Omit all pictures. Copy the rest of the material exactly.

»»

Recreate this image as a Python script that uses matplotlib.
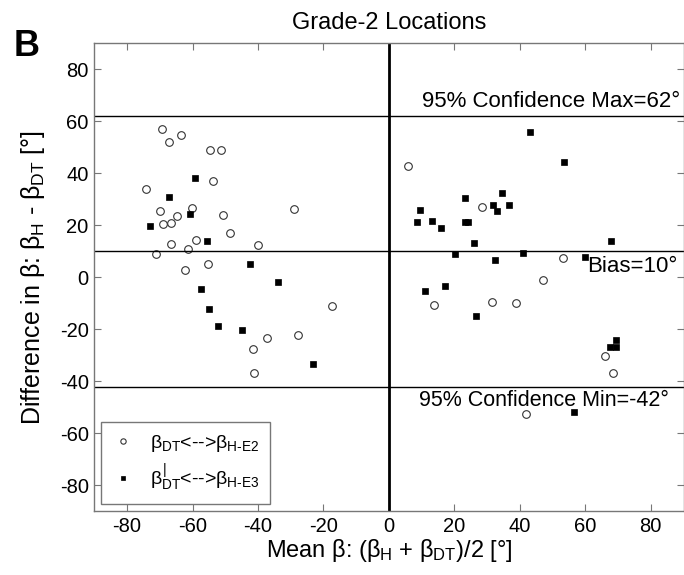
import matplotlib
matplotlib.use("Agg")
import matplotlib.pyplot as plt

plt.rcParams['font.family'] = ['Liberation Sans', 'DejaVu Sans']
plt.rcParams['mathtext.fontset'] = 'custom'
plt.rcParams['mathtext.rm'] = 'Liberation Sans'
plt.rcParams['mathtext.it'] = 'Liberation Sans'
plt.rcParams['mathtext.bf'] = 'Liberation Sans:bold'
plt.rcParams['axes.unicode_minus'] = False

# beta_DT <--> beta_H-E2 (open circles)
e2_mean = [-69.4, -63.6, -67.3, -54.6, -51.4, -53.6, -74.1, -60.1, -70.0, -64.7,
           -50.8, -28.9, -69.0, -66.7, -48.6, -66.7, -58.8, -39.9, -61.5, -71.3,
           -55.3, -62.2, -17.5, -27.8, -37.1, -41.6, -41.1,
           5.9, 28.5, 53.1, 47.2, 13.9, 31.5, 38.9, 66.1, 68.5, 42.0]
e2_diff = [56.9, 54.6, 51.9, 48.8, 48.8, 37.0, 34.1, 26.5, 25.6, 23.6,
           24.0, 26.2, 20.6, 20.9, 16.9, 12.7, 14.2, 12.3, 10.8, 9.1,
           5.2, 2.9, -11.0, -22.3, -23.5, -27.7, -36.9,
           42.9, 27.0, 7.3, -1.0, -10.8, -9.6, -10.0, -30.3, -36.9, -52.6]

# beta'_DT <--> beta_H-E3 (filled squares)
e3_mean = [-59.2, -67.1, -60.9, -73.0, -55.5, -42.5, -33.9, -57.5, -55.0, -52.1,
           -44.9, -23.1,
           43.0, 53.6, 34.5, 23.4, 31.8, 36.7, 9.4, 33.1, 8.7, 13.3,
           23.4, 24.2, 15.9, 67.9, 26.1, 20.2, 41.1, 32.4, 60.0, 11.0,
           17.2, 26.5, 69.5, 67.4, 69.4, 56.7]
e3_diff = [38.1, 30.9, 24.2, 19.7, 13.8, 5.1, -1.9, -4.6, -12.3, -18.7,
           -20.4, -33.3,
           55.8, 44.3, 32.5, 30.5, 27.8, 27.8, 25.8, 25.6, 21.4, 21.5,
           21.2, 21.2, 19.1, 14.1, 13.2, 9.0, 9.2, 6.5, 7.9, -5.3,
           -3.3, -14.8, -24.2, -26.7, -26.8, -51.8]

conf_max = 62
bias = 10
conf_min = -42
ticks = [-80, -60, -40, -20, 0, 20, 40, 60, 80]

fig = plt.figure(figsize=(6.84, 5.75), dpi=100)
ax = fig.add_axes([94.3 / 684, 1 - 511.3 / 575, 589.2 / 684, 468 / 575])

ax.plot(e2_mean, e2_diff, 'o', ms=5.5, mfc='white', mec='#333333', mew=0.8,
        label=r'$\beta_{\mathrm{DT}}$<-->$\beta_{\text{H-E2}}$')
ax.plot(e3_mean, e3_diff, 's', ms=4.7, mfc='black', mec='black', mew=0.5,
        label=r"$\beta^{|}_{\mathrm{DT}}$<-->$\beta_{\text{H-E3}}$")

ax.axvline(0, color='black', lw=2)
for yv in (conf_max, bias, conf_min):
    ax.axhline(yv, color='black', lw=1)

ax.text(88.9, conf_max + 1.5, f'95% Confidence Max={conf_max}°',
        ha='right', va='bottom', fontsize=16)
ax.text(88.3, bias - 2, f'Bias={bias}°', ha='right', va='top', fontsize=16)
ax.text(85.5, conf_min - 1.5, f'95% Confidence Min={conf_min}°',
        ha='right', va='top', fontsize=15.5)

ax.set_xlim(-90, 90)
ax.set_ylim(-90, 90)
ax.set_xticks(ticks)
ax.set_yticks(ticks)
ax.tick_params(direction='in', top=True, right=True, length=5, width=0.8,
               color='#777777', labelsize=14.5, pad=4)
for sp in ax.spines.values():
    sp.set_color('#777777')
    sp.set_linewidth(1)

ax.set_title('Grade-2 Locations', fontsize=17, pad=10)
ax.set_xlabel(r'Mean $\beta$: ($\beta_{\mathrm{H}}$ + $\beta_{\mathrm{DT}}$)/2 [°]',
              fontsize=17, labelpad=1)
ax.set_ylabel(r'Difference in $\beta$: $\beta_{\mathrm{H}}$ - $\beta_{\mathrm{DT}}$ [°]',
              fontsize=18, labelpad=9)

leg = ax.legend(loc='lower left', bbox_to_anchor=(0.011, 0.015), borderaxespad=0,
                fontsize=14, markerscale=0.7, fancybox=False, framealpha=1,
                edgecolor='#777777', handlelength=1.2, handletextpad=0.8,
                borderpad=0.55, labelspacing=0.45)
leg.get_frame().set_linewidth(1)

fig.text(0.02, 1 - 46 / 575, 'B', fontsize=26, fontweight='bold', va='center')

fig.savefig('out.png', dpi=100)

««

- Exercise answer
Recreate this image as a Python script that uses matplotlib.
import matplotlib
matplotlib.use("Agg")
import matplotlib.pyplot as plt

plt.rcParams['font.family'] = ['Liberation Sans', 'DejaVu Sans']
plt.rcParams['mathtext.fontset'] = 'custom'
plt.rcParams['mathtext.rm'] = 'Liberation Sans'
plt.rcParams['mathtext.it'] = 'Liberation Sans'
plt.rcParams['mathtext.bf'] = 'Liberation Sans:bold'
plt.rcParams['axes.unicode_minus'] = False

# beta_DT <--> beta_H-E2 (open circles)
e2_mean = [-69.4, -63.6, -67.3, -54.6, -51.4, -53.6, -74.1, -60.1, -70.0, -64.7,
           -50.8, -28.9, -69.0, -66.7, -48.6, -66.7, -58.8, -39.9, -61.5, -71.3,
           -55.3, -62.2, -17.5, -27.8, -37.1, -41.6, -41.1,
           5.9, 28.5, 53.1, 47.2, 13.9, 31.5, 38.9, 66.1, 68.5, 42.0]
e2_diff = [56.9, 54.6, 51.9, 48.8, 48.8, 37.0, 34.1, 26.5, 25.6, 23.6,
           24.0, 26.2, 20.6, 20.9, 16.9, 12.7, 14.2, 12.3, 10.8, 9.1,
           5.2, 2.9, -11.0, -22.3, -23.5, -27.7, -36.9,
           42.9, 27.0, 7.3, -1.0, -10.8, -9.6, -10.0, -30.3, -36.9, -52.6]

# beta'_DT <--> beta_H-E3 (filled squares)
e3_mean = [-59.2, -67.1, -60.9, -73.0, -55.5, -42.5, -33.9, -57.5, -55.0, -52.1,
           -44.9, -23.1,
           43.0, 53.6, 34.5, 23.4, 31.8, 36.7, 9.4, 33.1, 8.7, 13.3,
           23.4, 24.2, 15.9, 67.9, 26.1, 20.2, 41.1, 32.4, 60.0, 11.0,
           17.2, 26.5, 69.5, 67.4, 69.4, 56.7]
e3_diff = [38.1, 30.9, 24.2, 19.7, 13.8, 5.1, -1.9, -4.6, -12.3, -18.7,
           -20.4, -33.3,
           55.8, 44.3, 32.5, 30.5, 27.8, 27.8, 25.8, 25.6, 21.4, 21.5,
           21.2, 21.2, 19.1, 14.1, 13.2, 9.0, 9.2, 6.5, 7.9, -5.3,
           -3.3, -14.8, -24.2, -26.7, -26.8, -51.8]

conf_max = 62
bias = 10
conf_min = -42
ticks = [-80, -60, -40, -20, 0, 20, 40, 60, 80]

fig = plt.figure(figsize=(6.84, 5.75), dpi=100)
ax = fig.add_axes([94.3 / 684, 1 - 511.3 / 575, 589.2 / 684, 468 / 575])

ax.plot(e2_mean, e2_diff, 'o', ms=5.5, mfc='white', mec='#333333', mew=0.8,
        label=r'$\beta_{\mathrm{DT}}$<-->$\beta_{\text{H-E2}}$')
ax.plot(e3_mean, e3_diff, 's', ms=4.7, mfc='black', mec='black', mew=0.5,
        label=r"$\beta^{|}_{\mathrm{DT}}$<-->$\beta_{\text{H-E3}}$")

ax.axvline(0, color='black', lw=2)
for yv in (conf_max, bias, conf_min):
    ax.axhline(yv, color='black', lw=1)

ax.text(88.9, conf_max + 1.5, f'95% Confidence Max={conf_max}°',
        ha='right', va='bottom', fontsize=16)
ax.text(88.3, bias - 2, f'Bias={bias}°', ha='right', va='top', fontsize=16)
ax.text(85.5, conf_min - 1.5, f'95% Confidence Min={conf_min}°',
        ha='right', va='top', fontsize=15.5)

ax.set_xlim(-90, 90)
ax.set_ylim(-90, 90)
ax.set_xticks(ticks)
ax.set_yticks(ticks)
ax.tick_params(direction='in', top=True, right=True, length=5, width=0.8,
               color='#777777', labelsize=14.5, pad=4)
for sp in ax.spines.values():
    sp.set_color('#777777')
    sp.set_linewidth(1)

ax.set_title('Grade-2 Locations', fontsize=17, pad=10)
ax.set_xlabel(r'Mean $\beta$: ($\beta_{\mathrm{H}}$ + $\beta_{\mathrm{DT}}$)/2 [°]',
              fontsize=17, labelpad=1)
ax.set_ylabel(r'Difference in $\beta$: $\beta_{\mathrm{H}}$ - $\beta_{\mathrm{DT}}$ [°]',
              fontsize=18, labelpad=9)

leg = ax.legend(loc='lower left', bbox_to_anchor=(0.011, 0.015), borderaxespad=0,
                fontsize=14, markerscale=0.7, fancybox=False, framealpha=1,
                edgecolor='#777777', handlelength=1.2, handletextpad=0.8,
                borderpad=0.55, labelspacing=0.45)
leg.get_frame().set_linewidth(1)

fig.text(0.02, 1 - 46 / 575, 'B', fontsize=26, fontweight='bold', va='center')

fig.savefig('out.png', dpi=100)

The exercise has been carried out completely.